## Extracted data
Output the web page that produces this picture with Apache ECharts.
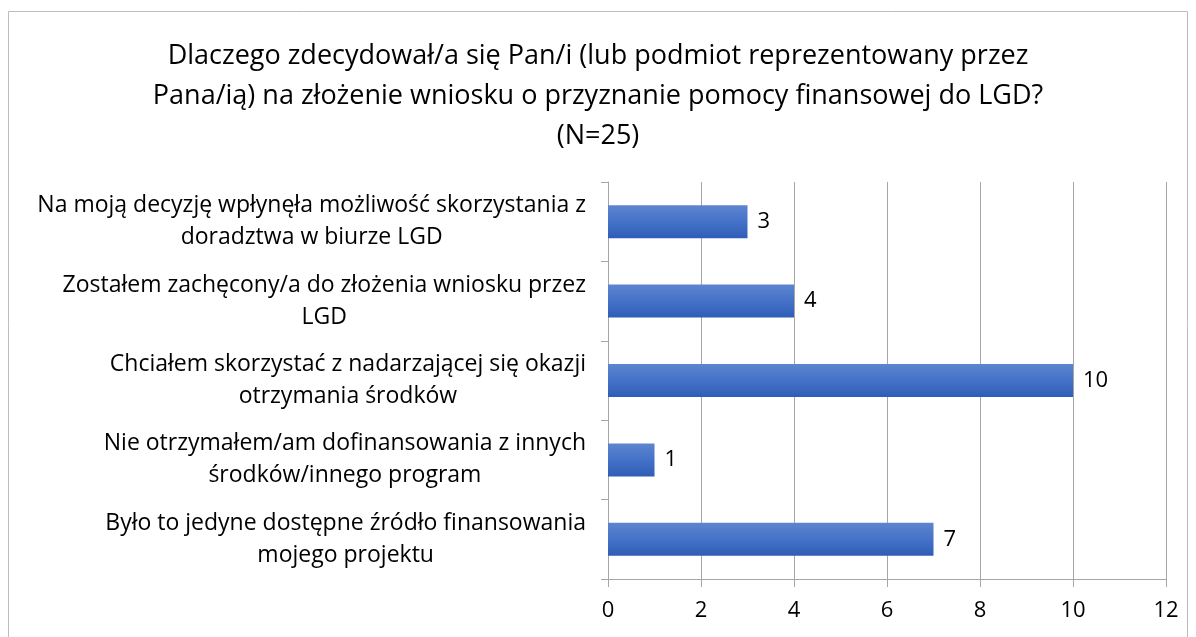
<!DOCTYPE html>
<html lang="pl">
<head>
<meta charset="UTF-8">
<title>LGD</title>
<script src="https://cdn.jsdelivr.net/npm/echarts@6/dist/echarts.min.js"></script>
<style>
    body { margin: 0; background: #fff; }
    #chart { width: 1196px; height: 637px; }
</style>
</head>
<body>
<div id="chart"></div>
<script>
    // dane z wykresu
    var categories = [
        'Na moją decyzję wpłynęła możliwość skorzystania z\ndoradztwa w biurze LGD',
        'Zostałem zachęcony/a do złożenia wniosku przez\nLGD',
        'Chciałem skorzystać z nadarzającej się okazji\notrzymania środków',
        'Nie otrzymałem/am dofinansowania z innych\nśrodków/innego program',
        'Było to jedyne dostępne źródło finansowania\nmojego projektu'
    ];
    var values = [3, 4, 10, 1, 7];
    var titleText = 'Dlaczego zdecydował/a się Pan/i (lub podmiot reprezentowany przez\nPana/ią) na złożenie wniosku o przyznanie pomocy finansowej do LGD?\n(N=25)';

    var font = 'Open Sans';
    var myChart = echarts.init(document.getElementById('chart'));
    var option = {
        animation: false,
        graphic: [{
            type: 'rect',
            shape: { x: 8.5, y: 11.5, width: 1179, height: 640 },
            style: { fill: 'none', stroke: '#bdbdbd', lineWidth: 1 },
            silent: true
        }],
        title: {
            text: titleText,
            left: 'center',
            top: 31,
            textStyle: {
                fontFamily: font,
                fontSize: 27,
                fontWeight: 'normal',
                color: '#000',
                lineHeight: 40
            }
        },
        grid: { left: 608, right: 30, top: 182, bottom: 58 },
        xAxis: {
            type: 'value',
            min: 0,
            max: 12,
            interval: 2,
            axisLine: { show: true, lineStyle: { color: '#a6a6a6' } },
            axisTick: { show: true, length: 8, lineStyle: { color: '#a6a6a6' } },
            axisLabel: { fontFamily: font, fontSize: 22, color: '#000', margin: 21 },
            splitLine: { show: true, lineStyle: { color: '#a6a6a6' } }
        },
        yAxis: {
            type: 'category',
            inverse: true,
            data: categories,
            axisLine: { show: true, lineStyle: { color: '#a6a6a6' } },
            axisTick: { show: true, length: 7, lineStyle: { color: '#a6a6a6' } },
            axisLabel: {
                margin: 22,
                formatter: function (v) {
                    return v.split('\n').map(function (s) { return '{c|' + s + '}'; }).join('\n');
                },
                rich: {
                    c: { fontFamily: font, fontSize: 23, color: '#000', align: 'center', lineHeight: 32 }
                }
            }
        },
        series: [{
            type: 'bar',
            data: values,
            barWidth: 33,
            itemStyle: {
                color: new echarts.graphic.LinearGradient(0, 0, 0, 1, [
                    { offset: 0, color: '#5d85cf' },
                    { offset: 0.5, color: '#4572c8' },
                    { offset: 1, color: '#2f5db6' }
                ])
            },
            label: {
                show: true,
                position: 'right',
                distance: 10,
                fontFamily: font,
                fontSize: 22,
                color: '#000'
            }
        }]
    };
    myChart.setOption(option);
</script>
</body>
</html>
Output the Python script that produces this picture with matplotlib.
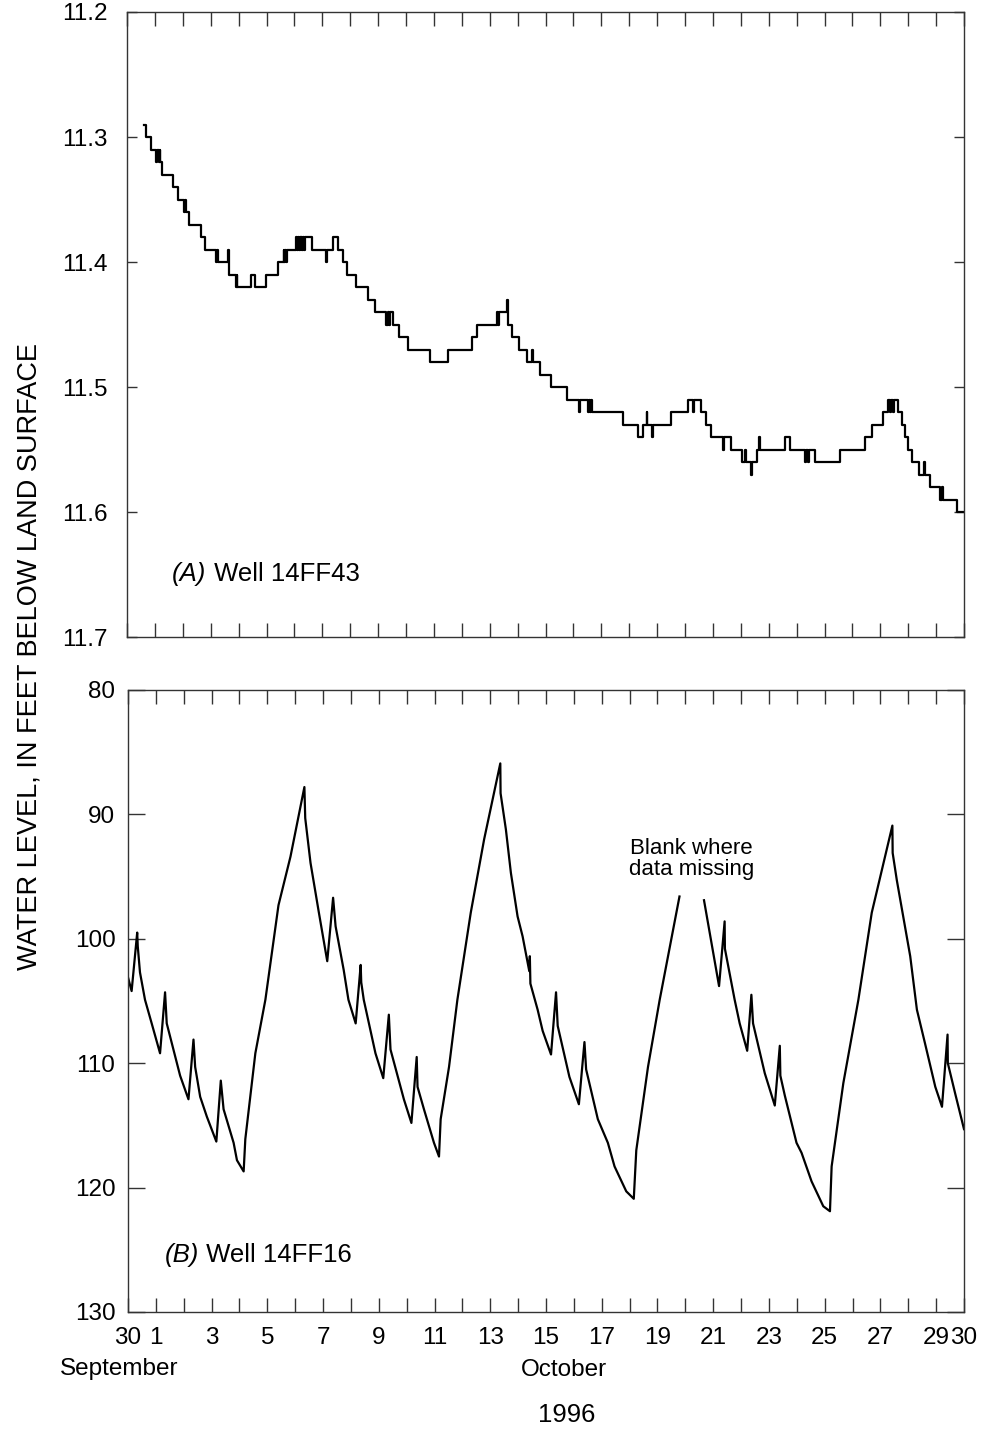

## Task to carry out
Copy every record above exactly, leaving out the pictures.

## Solution
Output the web page that produces this picture with Apache ECharts.
<!DOCTYPE html>
<html lang="pl">
<head>
<meta charset="UTF-8">
<title>LGD</title>
<script src="https://cdn.jsdelivr.net/npm/echarts@6/dist/echarts.min.js"></script>
<style>
    body { margin: 0; background: #fff; }
    #chart { width: 1196px; height: 637px; }
</style>
</head>
<body>
<div id="chart"></div>
<script>
    // dane z wykresu
    var categories = [
        'Na moją decyzję wpłynęła możliwość skorzystania z\ndoradztwa w biurze LGD',
        'Zostałem zachęcony/a do złożenia wniosku przez\nLGD',
        'Chciałem skorzystać z nadarzającej się okazji\notrzymania środków',
        'Nie otrzymałem/am dofinansowania z innych\nśrodków/innego program',
        'Było to jedyne dostępne źródło finansowania\nmojego projektu'
    ];
    var values = [3, 4, 10, 1, 7];
    var titleText = 'Dlaczego zdecydował/a się Pan/i (lub podmiot reprezentowany przez\nPana/ią) na złożenie wniosku o przyznanie pomocy finansowej do LGD?\n(N=25)';

    var font = 'Open Sans';
    var myChart = echarts.init(document.getElementById('chart'));
    var option = {
        animation: false,
        graphic: [{
            type: 'rect',
            shape: { x: 8.5, y: 11.5, width: 1179, height: 640 },
            style: { fill: 'none', stroke: '#bdbdbd', lineWidth: 1 },
            silent: true
        }],
        title: {
            text: titleText,
            left: 'center',
            top: 31,
            textStyle: {
                fontFamily: font,
                fontSize: 27,
                fontWeight: 'normal',
                color: '#000',
                lineHeight: 40
            }
        },
        grid: { left: 608, right: 30, top: 182, bottom: 58 },
        xAxis: {
            type: 'value',
            min: 0,
            max: 12,
            interval: 2,
            axisLine: { show: true, lineStyle: { color: '#a6a6a6' } },
            axisTick: { show: true, length: 8, lineStyle: { color: '#a6a6a6' } },
            axisLabel: { fontFamily: font, fontSize: 22, color: '#000', margin: 21 },
            splitLine: { show: true, lineStyle: { color: '#a6a6a6' } }
        },
        yAxis: {
            type: 'category',
            inverse: true,
            data: categories,
            axisLine: { show: true, lineStyle: { color: '#a6a6a6' } },
            axisTick: { show: true, length: 7, lineStyle: { color: '#a6a6a6' } },
            axisLabel: {
                margin: 22,
                formatter: function (v) {
                    return v.split('\n').map(function (s) { return '{c|' + s + '}'; }).join('\n');
                },
                rich: {
                    c: { fontFamily: font, fontSize: 23, color: '#000', align: 'center', lineHeight: 32 }
                }
            }
        },
        series: [{
            type: 'bar',
            data: values,
            barWidth: 33,
            itemStyle: {
                color: new echarts.graphic.LinearGradient(0, 0, 0, 1, [
                    { offset: 0, color: '#5d85cf' },
                    { offset: 0.5, color: '#4572c8' },
                    { offset: 1, color: '#2f5db6' }
                ])
            },
            label: {
                show: true,
                position: 'right',
                distance: 10,
                fontFamily: font,
                fontSize: 22,
                color: '#000'
            }
        }]
    };
    myChart.setOption(option);
</script>
</body>
</html>
Output the Python script that produces this picture with matplotlib.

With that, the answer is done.